Rather than adding data and conclusions in the scholar’s process, the digital humanist multiplies the perspectives and the media. The digital humanist uses tools in order to view and present collected data in the form of a diagram, graph, word cloud, map, tree, or timeline (or whatever you invent). Because a visual image allows us to see the “same” object or data set in a different way, the tool increases the scholar’s range of conclusions. So the scholar must demonstrate significance, but it is the tool that functions as a “bridge” for the sake of achieving that end.

Given the literary scholar’s tendency toward close reading, certainly an abstract diagram of the work(s) will lead to a less insightful reading. But here we are operating as if the tool provides a conclusion, which is the wrong assumption. The tool does not provide conclusions. The tool only allows us to see more at once.

My close reading of a romantic poem might be the most accurate, interesting, or revealing, but if I can see the same information in relation to more texts, across spatial and temporal fields, my tools will make conclusions regarding historical time periods outside my area of specialization. Wrong again! The map or graph only demonstrates correlations, intersections, and divergences. It is then up to the scholar to investigate those areas.

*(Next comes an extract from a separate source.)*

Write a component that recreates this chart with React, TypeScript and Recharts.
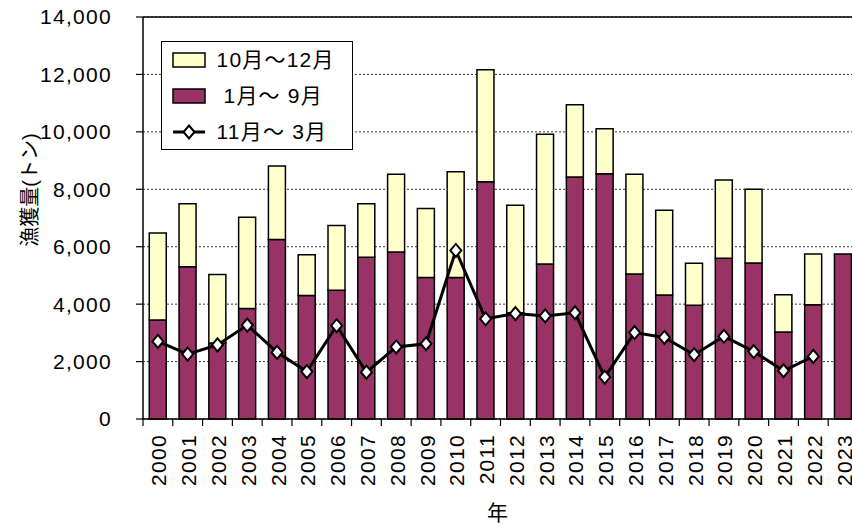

As the historian Mills Kelly says in his contribution to Debates in the Digital Humanities, “instead of an answer, a graph…is a doorway that leads to a room filled with questions, each of which must be answered by the historian [or literary scholar] before he or she knows something worth knowing.”[i] In this sense, the diagram functions like a treasure map that makes the X’s more explicit. And while that map will tell a scholar where to dig, it cannot tell us why the artifacts matter, what they mean, or how they are useful.

If the burden of the conclusion falls on the scholar, the digital humanist has aesthetic and logistic responsibilities. The digital humanist might ask questions like, “What kind of visualization most effectively represents my data?” It will also be important to consider financial issues like cost and maintenance. Often times, visualization software is free. But when depending on others for your tools, there are risks like the issue of ongoing support. If I use an online tool made by a company that suddenly “disappears,” I may have to go shopping. And let’s not forget the attachment people feel for an accustomed piece of equipment. Whatever tool one chooses, the old rule applies: backup your files. If you lose a tool you have only lost the medium through which you represent your information. Lose your information, and—well…

But everything we do comes with risks. To balance your decision as to whether or not you want to use these tools, I suggest having some fun with them first. An easy and fast way to see the benefits yourself is through IBM’s Many Eyes, a website devoted to free visualization software. The disadvantage is that Many Eyes’ visualizations must remain online; on the other hand, the site is so easy to use that you can test the water within minutes.

Below is a screenshot of a word tree I made from the Lyrical Ballads. In order to generate the tree, first I use the browser in the “data sets” to find the Ballads, which someone had already uploaded. Then I click the “visualize” button and select the first diagram option, “word tree.” From here I can enter any word from the Ballads that I want to explore. The 1800 edition begins with an “old grey stone,” so I enter “old,” which catches 47 hits. A diagram appears illustrating all the instances of “old” and how it connects to the words around it. Now imagine doing this with hundreds or thousands of texts. Many Eyes won’t tell you what all those connections mean; rather, it allows you to see them in the first place.

OLD in LB 2013-05-10 at 5.42.16 PM

For a closer look at this image, click here.

Rather than “new,” the word that best describes the advantage of digital tools is “more.” A Concordance to the Poems of William Wordsworth does something very similar to my word tree above because the book also supplies all the instances of “old” in Wordsworth’s poetry. But with digital tools, I could add the concordances to Virgil, Spenser, and Milton, as well as those writing manuals, law documents, and political pamphlets. Then all of these texts can be incorporated into the same visualization. In a way, these possibilities make me less nervous about the future of scholarship. Now I can see more ways of lengthening the narratives I was already generating, and find more to explore.

Beyond aiding our own scholarship, the visualization helps communicate what we do as scholars to a broader audience. The thing to remember is that the tool is not a justification in itself and it does not make one’s role as a scholar more relevant. But with these tools we can better demonstrate the power of the media we study to others using a medium held in common across discipline lines. Equally important, by working with these tools, we are in a better position to illustrate the necessity of the scholarship that actually makes these images meaningful.

The Demystifying the Digital Humanities seminar ended last week, but I hope that Paige and Sarah are able to continue these valuable workshops in one form or another in the years to come. For my final post in this series, I will discuss how I have attempted to incorporate the digital humanities into the course I am teaching this term, some of my success, as well as my failures.


[i] “Visualizing Millions of Words.” Debates in the Digital Humanities. Ed. Matthew K. Gold. Minnesota: U of Minnesota P, 2012. 402-03. Print.